1950s Gallery

The Booming 50s ...
Happy Days. America emerged from WWII with Baby Boomers glued to a new and affordable techy gadget -- television. Pull into Union Service Station in 1950, and you could fill-up your tank for 18 cents per gallon! John Steinbeck’s award-winning Viva Zapata! premiered across America in 1952. The movie’s star, Marlon Brando, didn’t pull into the station while filming in Roma, Texas, but he did drop into Martinez Grocery across the street.
Regrettably, Texans were experiencing an epic drought (1949-57), decimating ranches and farms. Some relief would come with the completion of Falcon Dam in 1954, and its dedication by our Texan in the White House, Dwight D. Eisenhower.
America was on the move.

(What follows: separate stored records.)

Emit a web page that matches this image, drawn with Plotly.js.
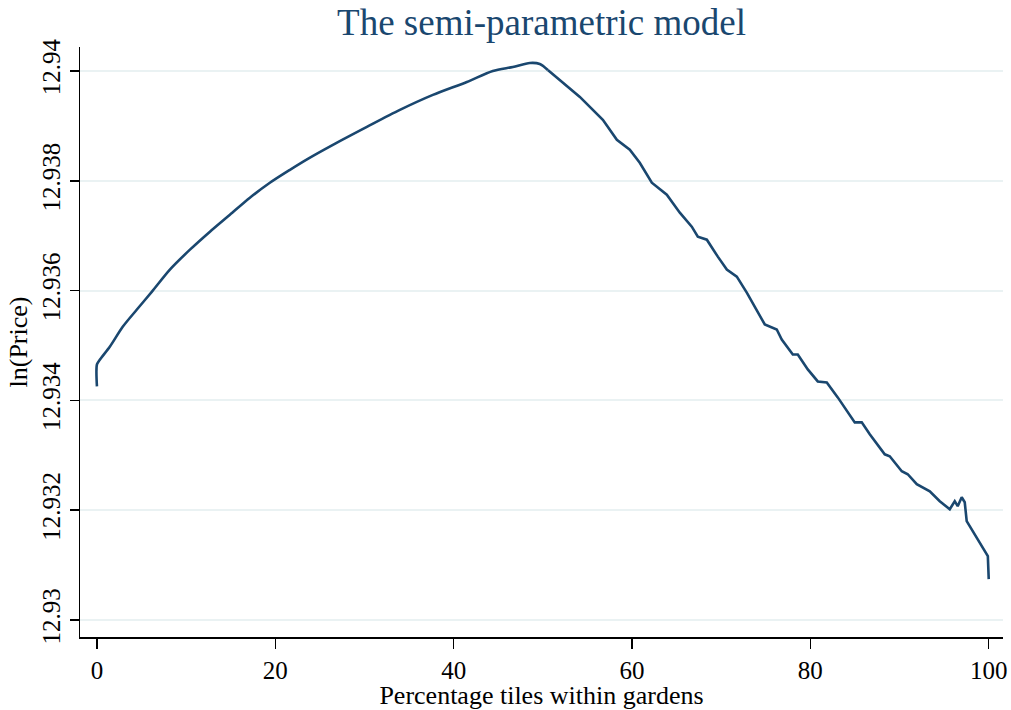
<!DOCTYPE html>
<html>
<head>
<meta charset="utf-8">
<script src="https://cdn.plot.ly/plotly-3.0.1.min.js"></script>
<style>html,body{margin:0;padding:0;background:#fff;}#chart{width:1011px;height:710px;}</style>
</head>
<body>
<div id="chart"></div>
<script>
const pctTiles = [0, 0, 0.34, 1.46, 2.91, 4.48, 6.17, 8.18, 10.43, 12.67, 14.91, 17.15, 19.39, 21.64, 23.65, 26.46, 30.27, 33.97, 37.67, 41.48, 44.39, 46.64, 48.54, 49.66, 50.56, 51.91, 54.15, 56.73, 58.30, 59.75, 60.87, 62.22, 63.90, 65.36, 66.70, 67.38, 68.39, 69.62, 70.63, 71.75, 72.87, 74.89, 76.23, 76.79, 78.03, 78.59, 79.71, 80.83, 81.84, 83.07, 84.98, 85.76, 86.66, 88.34, 88.90, 90.25, 90.92, 91.93, 93.39, 94.51, 95.63, 96.19, 96.52, 96.97, 97.31, 97.53, 99.9, 100];
const lnPrice = [12.934255, 12.934655, 12.934745, 12.934982, 12.935345, 12.935655, 12.935982, 12.936382, 12.936745, 12.937073, 12.937382, 12.937691, 12.937964, 12.9382, 12.9384, 12.938655, 12.938982, 12.939291, 12.939564, 12.9398, 12.94, 12.940073, 12.940145, 12.940127, 12.940018, 12.939836, 12.939527, 12.939109, 12.938745, 12.938564, 12.938327, 12.937964, 12.937745, 12.937418, 12.937164, 12.936982, 12.936927, 12.936618, 12.936382, 12.936255, 12.935964, 12.935382, 12.935291, 12.935109, 12.934836, 12.934836, 12.934564, 12.934345, 12.934327, 12.934055, 12.9336, 12.9336, 12.933382, 12.933018, 12.932982, 12.932709, 12.932655, 12.932473, 12.932345, 12.932164, 12.932018, 12.932164, 12.932073, 12.932236, 12.932145, 12.9318, 12.931164, 12.930745];
const yTickVals = [12.93, 12.932, 12.934, 12.936, 12.938, 12.94];
const yTickText = ["12.93", "12.932", "12.934", "12.936", "12.938", "12.94"];
const xTickVals = [0, 20, 40, 60, 80, 100];

const navy = '#1a476f';
const serif = 'Liberation Serif, Times New Roman, serif';
const split = 25; // index where the smooth rising part ends

const common = {type: 'scatter', mode: 'lines', hoverinfo: 'skip', showlegend: false};
Plotly.newPlot('chart', [
  Object.assign({}, common, {
    x: pctTiles.slice(0, split), y: lnPrice.slice(0, split),
    line: {color: navy, width: 2.6, shape: 'spline', smoothing: 0.8}
  }),
  Object.assign({}, common, {
    x: pctTiles.slice(split - 1), y: lnPrice.slice(split - 1),
    line: {color: navy, width: 2.6}
  })
], {
  width: 1011, height: 710,
  margin: {l: 80, r: 8, t: 47, b: 73},
  paper_bgcolor: '#fff', plot_bgcolor: '#fff',
  font: {family: serif, color: '#000', size: 25},
  title: {text: 'The semi-parametric model', font: {family: serif, size: 37, color: navy}, x: 0.5, xref: 'paper', xanchor: 'center', y: 0.969, yref: 'container', yanchor: 'middle'},
  xaxis: {
    range: [-1.9, 101.6], tickvals: xTickVals, ticktext: xTickVals.map(String),
    showgrid: false, zeroline: false, showline: true, linecolor: '#000', linewidth: 1.5,
    ticks: 'outside', ticklen: 10, tickwidth: 1.5, tickcolor: '#000',
    tickfont: {family: serif, size: 25, color: '#000'},
    title: {text: 'Percentage tiles within gardens', font: {family: serif, size: 26, color: '#000'}, standoff: 0}
  },
  yaxis: {
    range: [12.929691, 12.940436], tickvals: yTickVals, ticktext: yTickText, tickangle: -90,
    showgrid: true, gridcolor: '#eaf2f3', gridwidth: 2, zeroline: false,
    showline: true, linecolor: '#000', linewidth: 1.5,
    ticks: 'outside', ticklen: 9, tickwidth: 1.5, tickcolor: '#000',
    tickfont: {family: serif, size: 25, color: '#000'},
    title: {text: 'ln(Price)', font: {family: serif, size: 26, color: '#000'}, standoff: 2}
  }
}, {staticPlot: true});
</script>
</body>
</html>
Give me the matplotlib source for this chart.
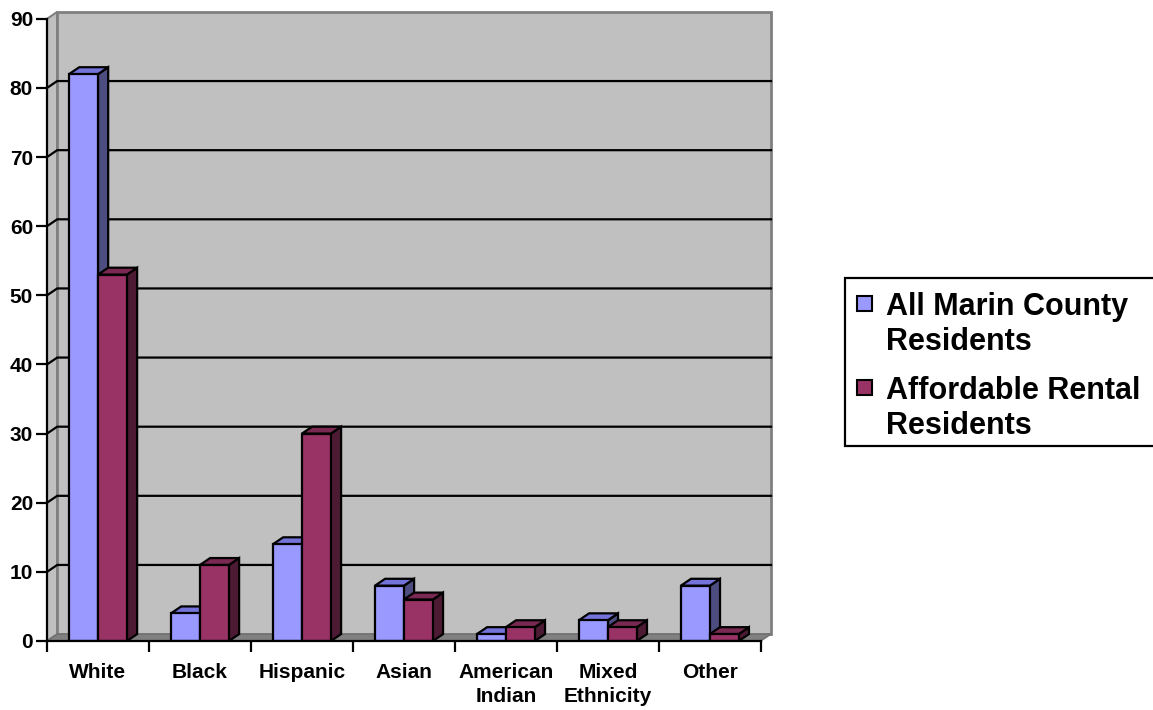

The Federal-Aid Highway Act of 1956 (aka the Interstate Defense Highway Act) now allowed families easily to commute to work and drive to vacation spots. Pedro and Eugenia’s son, Jose Pedro, graduated in 1954 listening to Dean Martin and Johnny Cash, then the radical new beats of rock and roll crooners like Elvis and Little Richie. America was in love with automobiles as drive-in restaurants like Whataburger (1950) and drive-in movies spread across America.
This sped along the growth of suburbs as well as inner cities with their characteristic demographics. Nevertheless, this was the end of government mandated racial segregation in schools (Brown v. Board of Education, 1954) and McCarthyism’s largely baseless attacks on labor unions. In 1953 Rosa Parks was too tired to move to the Black section of the bus, and Dr. Jonas Salk developed a vaccine to end polio. Gas was selling at 25 cents/gallon in 1959.